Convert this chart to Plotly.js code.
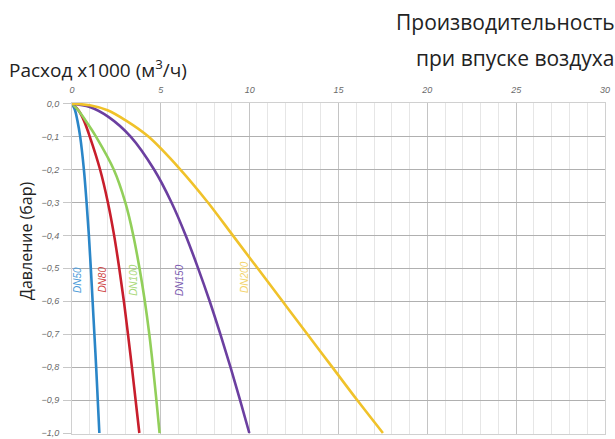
<!DOCTYPE html>
<html>
<head>
<meta charset="utf-8">
<script src="https://cdn.plot.ly/plotly-3.0.1.min.js"></script>
<style>html,body{margin:0;padding:0;background:#fff;}#chart{width:615px;height:439px;}</style>
</head>
<body>
<div id="chart"></div>
<script>
// Pressure (bar) and flow x1000 (m3/h)
const pDN50  = [0, -0.02, -0.05, -0.1, -0.2, -0.3, -0.4, -0.5, -0.6, -0.7, -0.8, -0.9, -1.0];
const qDN50  = [0, 0.17, 0.30, 0.46, 0.67, 0.82, 0.95, 1.06, 1.16, 1.26, 1.36, 1.45, 1.54];
const pDN80  = [0, -0.02, -0.05, -0.1, -0.2, -0.3, -0.4, -0.5, -0.6, -0.7, -0.8, -0.9, -1.0];
const qDN80  = [0, 0.36, 0.66, 1.00, 1.58, 2.02, 2.37, 2.66, 2.92, 3.15, 3.37, 3.58, 3.79];
const pDN100 = [0, -0.02, -0.05, -0.1, -0.2, -0.3, -0.4, -0.5, -0.6, -0.7, -0.8, -0.9, -1.0];
const qDN100 = [0, 0.35, 0.75, 1.35, 2.35, 3.00, 3.45, 3.80, 4.10, 4.35, 4.56, 4.75, 4.93];
const pDN150 = [0, -0.01, -0.04, -0.1, -0.2, -0.3, -0.4, -0.5, -0.6, -0.7, -0.8, -0.9, -1.0];
const qDN150 = [0, 1.0, 2.05, 3.3, 4.62, 5.6, 6.4, 7.1, 7.75, 8.35, 8.92, 9.46, 9.98];
const pDN200 = [0, -0.005, -0.02, -0.05, -0.1, -0.2, -0.3, -0.4, -0.5, -0.6, -0.7, -0.8, -0.9, -1.0];
const qDN200 = [0, 1.0, 2.0, 3.0, 4.3, 6.1, 7.65, 9.05, 10.45, 11.85, 13.25, 14.65, 16.05, 17.5];

const seriesNames = ['DN50', 'DN80', 'DN100', 'DN150', 'DN200'];
const lineColors  = ['#2a86c8', '#c81e2c', '#92cf5a', '#6b3fa0', '#f0c22a'];
const labelColors = ['#4a9ad8', '#d04848', '#a8d878', '#7a5ab0', '#f3d36a'];
// label anchor positions (flow, pressure)
const labelQ = [0.34, 1.73, 3.49, 6.08, 9.72];
const labelP = [-0.535, -0.535, -0.535, -0.535, -0.527];

const xTicks = [0, 5, 10, 15, 20, 25, 30];
const yTicks = [0, -0.1, -0.2, -0.3, -0.4, -0.5, -0.6, -0.7, -0.8, -0.9, -1.0];

const qs = [qDN50, qDN80, qDN100, qDN150, qDN200];
const ps = [pDN50, pDN80, pDN100, pDN150, pDN200];

const traces = seriesNames.map((n, i) => ({
  type: 'scatter', mode: 'lines', name: n,
  x: qs[i], y: ps[i],
  line: {color: lineColors[i], width: 2.6, shape: 'spline', smoothing: 1},
  hoverinfo: 'x+y+name'
}));

const tickFont = {family: 'Liberation Sans, Arial, sans-serif', size: 9, color: '#6a6a6a', style: 'italic'};
const titleFont = {family: 'Open Sans, Noto Sans, sans-serif', color: '#222'};

const annotations = seriesNames.map((n, i) => ({
  x: labelQ[i], y: labelP[i], xref: 'x', yref: 'y',
  text: n, showarrow: false, textangle: -90,
  font: {family: 'Liberation Sans, Arial, sans-serif', size: 10, color: labelColors[i], style: 'italic'}
}));

annotations.push({
  xref: 'paper', yref: 'paper', x: 1.02, y: 1.245, xanchor: 'right', yanchor: 'middle',
  text: 'Производительность', showarrow: false, borderpad: 0, font: Object.assign({size: 21}, titleFont)
});
annotations.push({
  xref: 'paper', yref: 'paper', x: 1.02, y: 1.136, xanchor: 'right', yanchor: 'middle',
  text: 'при впуске воздуха', showarrow: false, borderpad: 0, font: Object.assign({size: 21}, titleFont)
});
annotations.push({
  xref: 'paper', yref: 'paper', x: -0.12, y: 1.102, xanchor: 'left', yanchor: 'middle',
  text: 'Расход x1000 (м<sup>3</sup>/ч)', showarrow: false, borderpad: 0, font: Object.assign({size: 19}, titleFont)
});
annotations.push({
  xref: 'paper', yref: 'paper', x: -0.0863, y: 0.583, xanchor: 'center', yanchor: 'middle',
  text: 'Давление (бар)', textangle: -90, showarrow: false, borderpad: 0, font: Object.assign({size: 16}, titleFont)
});

const layout = {
  width: 615, height: 439,
  margin: {l: 72, r: 10, t: 103, b: 5},
  paper_bgcolor: '#fff', plot_bgcolor: '#fff',
  showlegend: false,
  separators: ', ',
  xaxis: {
    side: 'top', range: [0, 30], tickvals: xTicks, ticktext: xTicks.map(String),
    tickfont: tickFont, ticks: '', ticklabelstandoff: 5,
    showgrid: true, gridcolor: '#c4c4c4', gridwidth: 1,
    minor: {dtick: 1, showgrid: true, gridcolor: '#e6e6e6', gridwidth: 1},
    zeroline: false, showline: true, linecolor: '#d0d0d0', mirror: true,
    fixedrange: true
  },
  yaxis: {
    range: [-1.003, 0.002], tickvals: yTicks, tickformat: '.1f',
    tickfont: tickFont, ticks: 'outside', ticklen: 8, tickcolor: '#c8c8c8', ticklabelstandoff: 2,
    showgrid: true, gridcolor: '#b0b0b0', gridwidth: 1,
    zeroline: false, showline: true, linecolor: '#d0d0d0', mirror: true,
    fixedrange: true
  },
  annotations: annotations
};

Plotly.newPlot('chart', traces, layout, {displayModeBar: false, staticPlot: true});
</script>
</body>
</html>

▶ **Your goal**: Return each line from the material above exactly, but not the pictures.

▶ **Solution for this exercise**:
Convert this chart to Plotly.js code.
<!DOCTYPE html>
<html>
<head>
<meta charset="utf-8">
<script src="https://cdn.plot.ly/plotly-3.0.1.min.js"></script>
<style>html,body{margin:0;padding:0;background:#fff;}#chart{width:615px;height:439px;}</style>
</head>
<body>
<div id="chart"></div>
<script>
// Pressure (bar) and flow x1000 (m3/h)
const pDN50  = [0, -0.02, -0.05, -0.1, -0.2, -0.3, -0.4, -0.5, -0.6, -0.7, -0.8, -0.9, -1.0];
const qDN50  = [0, 0.17, 0.30, 0.46, 0.67, 0.82, 0.95, 1.06, 1.16, 1.26, 1.36, 1.45, 1.54];
const pDN80  = [0, -0.02, -0.05, -0.1, -0.2, -0.3, -0.4, -0.5, -0.6, -0.7, -0.8, -0.9, -1.0];
const qDN80  = [0, 0.36, 0.66, 1.00, 1.58, 2.02, 2.37, 2.66, 2.92, 3.15, 3.37, 3.58, 3.79];
const pDN100 = [0, -0.02, -0.05, -0.1, -0.2, -0.3, -0.4, -0.5, -0.6, -0.7, -0.8, -0.9, -1.0];
const qDN100 = [0, 0.35, 0.75, 1.35, 2.35, 3.00, 3.45, 3.80, 4.10, 4.35, 4.56, 4.75, 4.93];
const pDN150 = [0, -0.01, -0.04, -0.1, -0.2, -0.3, -0.4, -0.5, -0.6, -0.7, -0.8, -0.9, -1.0];
const qDN150 = [0, 1.0, 2.05, 3.3, 4.62, 5.6, 6.4, 7.1, 7.75, 8.35, 8.92, 9.46, 9.98];
const pDN200 = [0, -0.005, -0.02, -0.05, -0.1, -0.2, -0.3, -0.4, -0.5, -0.6, -0.7, -0.8, -0.9, -1.0];
const qDN200 = [0, 1.0, 2.0, 3.0, 4.3, 6.1, 7.65, 9.05, 10.45, 11.85, 13.25, 14.65, 16.05, 17.5];

const seriesNames = ['DN50', 'DN80', 'DN100', 'DN150', 'DN200'];
const lineColors  = ['#2a86c8', '#c81e2c', '#92cf5a', '#6b3fa0', '#f0c22a'];
const labelColors = ['#4a9ad8', '#d04848', '#a8d878', '#7a5ab0', '#f3d36a'];
// label anchor positions (flow, pressure)
const labelQ = [0.34, 1.73, 3.49, 6.08, 9.72];
const labelP = [-0.535, -0.535, -0.535, -0.535, -0.527];

const xTicks = [0, 5, 10, 15, 20, 25, 30];
const yTicks = [0, -0.1, -0.2, -0.3, -0.4, -0.5, -0.6, -0.7, -0.8, -0.9, -1.0];

const qs = [qDN50, qDN80, qDN100, qDN150, qDN200];
const ps = [pDN50, pDN80, pDN100, pDN150, pDN200];

const traces = seriesNames.map((n, i) => ({
  type: 'scatter', mode: 'lines', name: n,
  x: qs[i], y: ps[i],
  line: {color: lineColors[i], width: 2.6, shape: 'spline', smoothing: 1},
  hoverinfo: 'x+y+name'
}));

const tickFont = {family: 'Liberation Sans, Arial, sans-serif', size: 9, color: '#6a6a6a', style: 'italic'};
const titleFont = {family: 'Open Sans, Noto Sans, sans-serif', color: '#222'};

const annotations = seriesNames.map((n, i) => ({
  x: labelQ[i], y: labelP[i], xref: 'x', yref: 'y',
  text: n, showarrow: false, textangle: -90,
  font: {family: 'Liberation Sans, Arial, sans-serif', size: 10, color: labelColors[i], style: 'italic'}
}));

annotations.push({
  xref: 'paper', yref: 'paper', x: 1.02, y: 1.245, xanchor: 'right', yanchor: 'middle',
  text: 'Производительность', showarrow: false, borderpad: 0, font: Object.assign({size: 21}, titleFont)
});
annotations.push({
  xref: 'paper', yref: 'paper', x: 1.02, y: 1.136, xanchor: 'right', yanchor: 'middle',
  text: 'при впуске воздуха', showarrow: false, borderpad: 0, font: Object.assign({size: 21}, titleFont)
});
annotations.push({
  xref: 'paper', yref: 'paper', x: -0.12, y: 1.102, xanchor: 'left', yanchor: 'middle',
  text: 'Расход x1000 (м<sup>3</sup>/ч)', showarrow: false, borderpad: 0, font: Object.assign({size: 19}, titleFont)
});
annotations.push({
  xref: 'paper', yref: 'paper', x: -0.0863, y: 0.583, xanchor: 'center', yanchor: 'middle',
  text: 'Давление (бар)', textangle: -90, showarrow: false, borderpad: 0, font: Object.assign({size: 16}, titleFont)
});

const layout = {
  width: 615, height: 439,
  margin: {l: 72, r: 10, t: 103, b: 5},
  paper_bgcolor: '#fff', plot_bgcolor: '#fff',
  showlegend: false,
  separators: ', ',
  xaxis: {
    side: 'top', range: [0, 30], tickvals: xTicks, ticktext: xTicks.map(String),
    tickfont: tickFont, ticks: '', ticklabelstandoff: 5,
    showgrid: true, gridcolor: '#c4c4c4', gridwidth: 1,
    minor: {dtick: 1, showgrid: true, gridcolor: '#e6e6e6', gridwidth: 1},
    zeroline: false, showline: true, linecolor: '#d0d0d0', mirror: true,
    fixedrange: true
  },
  yaxis: {
    range: [-1.003, 0.002], tickvals: yTicks, tickformat: '.1f',
    tickfont: tickFont, ticks: 'outside', ticklen: 8, tickcolor: '#c8c8c8', ticklabelstandoff: 2,
    showgrid: true, gridcolor: '#b0b0b0', gridwidth: 1,
    zeroline: false, showline: true, linecolor: '#d0d0d0', mirror: true,
    fixedrange: true
  },
  annotations: annotations
};

Plotly.newPlot('chart', traces, layout, {displayModeBar: false, staticPlot: true});
</script>
</body>
</html>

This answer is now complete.